Exercise objective:
Quote exactly the lines from the line containing "The picture is" to the line containing "plt.rcParams['font.family'] = ['Lato', 'DejaVu", both lines included, please, and nothing more.
**** Recorded information ****
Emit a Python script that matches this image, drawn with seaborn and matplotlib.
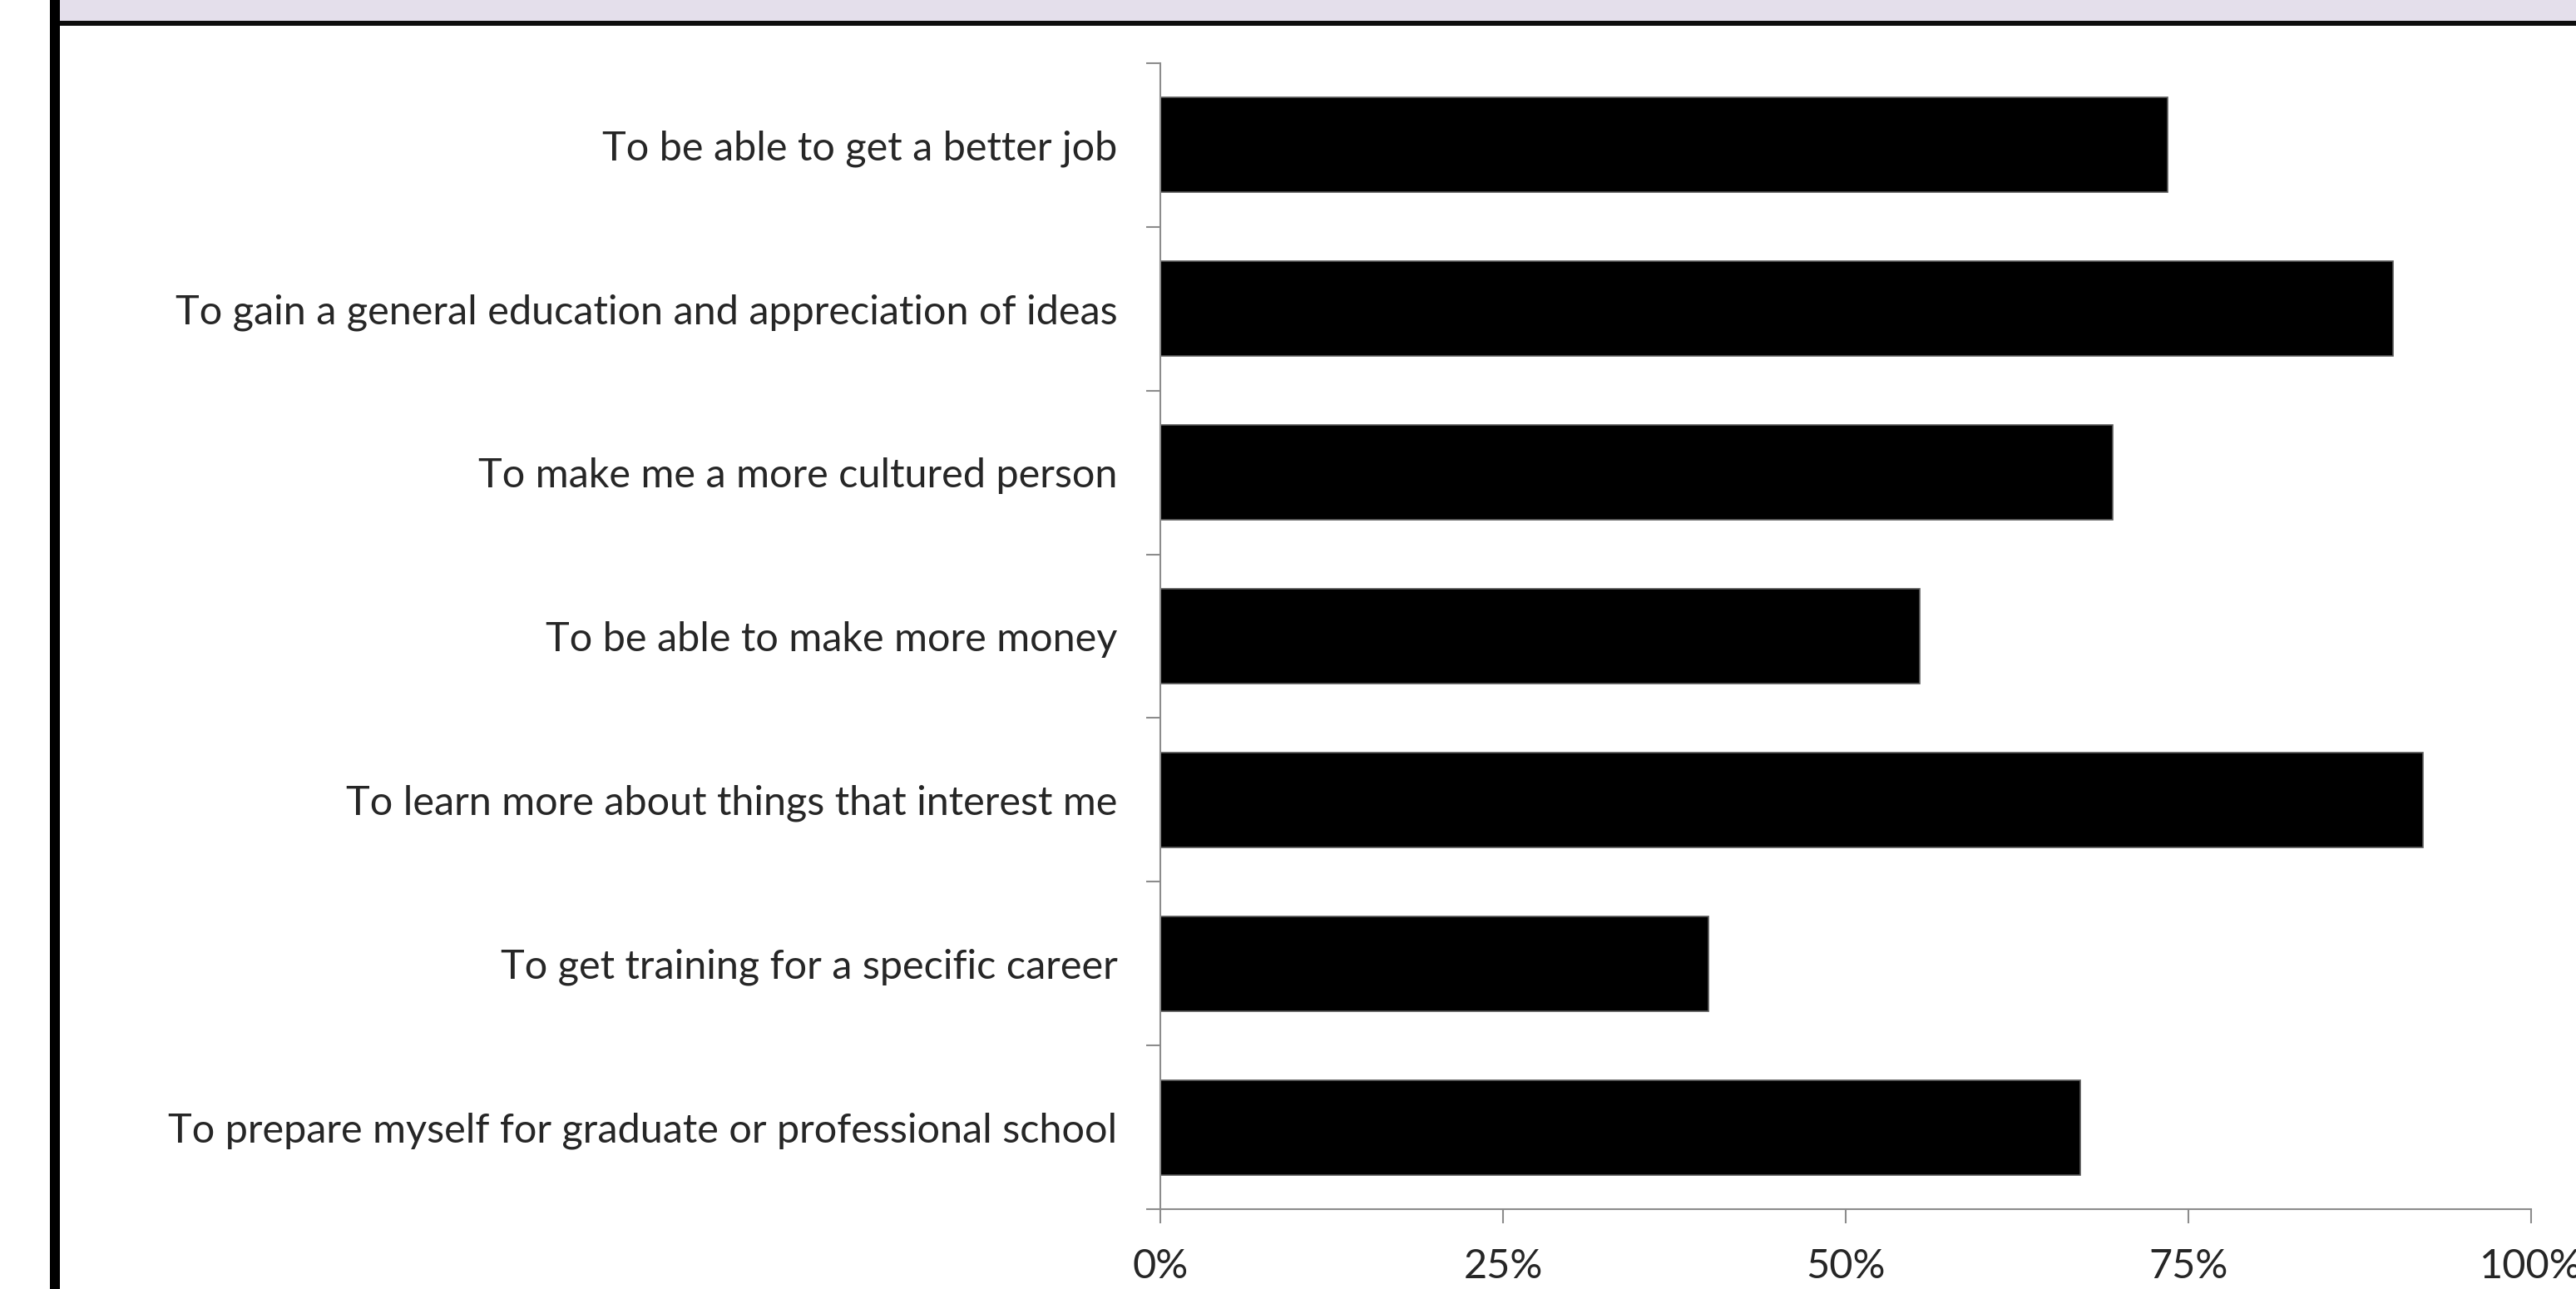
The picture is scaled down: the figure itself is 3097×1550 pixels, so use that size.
import matplotlib
matplotlib.use("Agg")
import matplotlib.pyplot as plt
from matplotlib.patches import Rectangle
from matplotlib.ticker import FixedLocator, PercentFormatter
import seaborn as sns
import pandas as pd

sns.set_style("white")
plt.rcParams['font.family'] = ['Lato', 'DejaVu Sans']

reasons = [
    "To be able to get a better job",
    "To gain a general education and appreciation of ideas",
    "To make me a more cultured person",
    "To be able to make more money",
    "To learn more about things that interest me",
    "To get training for a specific career",
    "To prepare myself for graduate or professional school",
]
percent_very_important = [73.5, 89.9, 69.5, 55.4, 92.1, 40.0, 67.1]
x_ticks = [0, 25, 50, 75, 100]

df = pd.DataFrame({"reason": reasons, "pct": percent_very_important})

fig = plt.figure(figsize=(30.97, 15.5), dpi=100)
ax = fig.add_axes([0.4504, 0.0619, 0.9826 - 0.4504, 0.951 - 0.0619])

sns.barplot(data=df, x="pct", y="reason", orient="h", color="black",
            width=0.58, edgecolor="#5a5a5a", linewidth=1.2, ax=ax)

ax.set_xlim(0, 100)
ax.set_ylim(len(reasons) - 0.5, -0.5)
ax.set_xlabel("")
ax.set_ylabel("")

ax.xaxis.set_major_locator(FixedLocator(x_ticks))
ax.xaxis.set_major_formatter(PercentFormatter(decimals=0))
ax.yaxis.set_minor_locator(FixedLocator([i - 0.5 for i in range(len(reasons) + 1)]))

gray = "#8c8c8c"
for side in ["top", "right"]:
    ax.spines[side].set_visible(False)
for side in ["left", "bottom"]:
    ax.spines[side].set_color(gray)
    ax.spines[side].set_linewidth(1.5)

ax.tick_params(axis="x", which="major", direction="out", length=12, width=1.5,
               color=gray, pad=22, labelsize=35, bottom=True)
ax.tick_params(axis="y", which="major", length=0, pad=37, labelsize=35)
ax.tick_params(axis="y", which="minor", direction="out", length=12, width=1.5,
               color=gray, left=True)
ax.grid(False)

# page decorations: lavender header band, black rule, left black bar
fig.patches.append(Rectangle((72 / 3097, 1 - 25 / 1550), 1, 25 / 1550,
                             transform=fig.transFigure, facecolor="#e4dfeb",
                             edgecolor="none", zorder=0))
fig.patches.append(Rectangle((72 / 3097, 1 - 31 / 1550), 1, 6 / 1550,
                             transform=fig.transFigure, facecolor="#0d0d0d",
                             edgecolor="none", zorder=1))
fig.patches.append(Rectangle((60 / 3097, 0), 12 / 3097, 1,
                             transform=fig.transFigure, facecolor="black",
                             edgecolor="none", zorder=1))

fig.savefig("out.png", dpi=100)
****
Task result:
The picture is scaled down: the figure itself is 3097×1550 pixels, so use that size.
import matplotlib
matplotlib.use("Agg")
import matplotlib.pyplot as plt
from matplotlib.patches import Rectangle
from matplotlib.ticker import FixedLocator, PercentFormatter
import seaborn as sns
import pandas as pd

sns.set_style("white")
plt.rcParams['font.family'] = ['Lato', 'DejaVu Sans']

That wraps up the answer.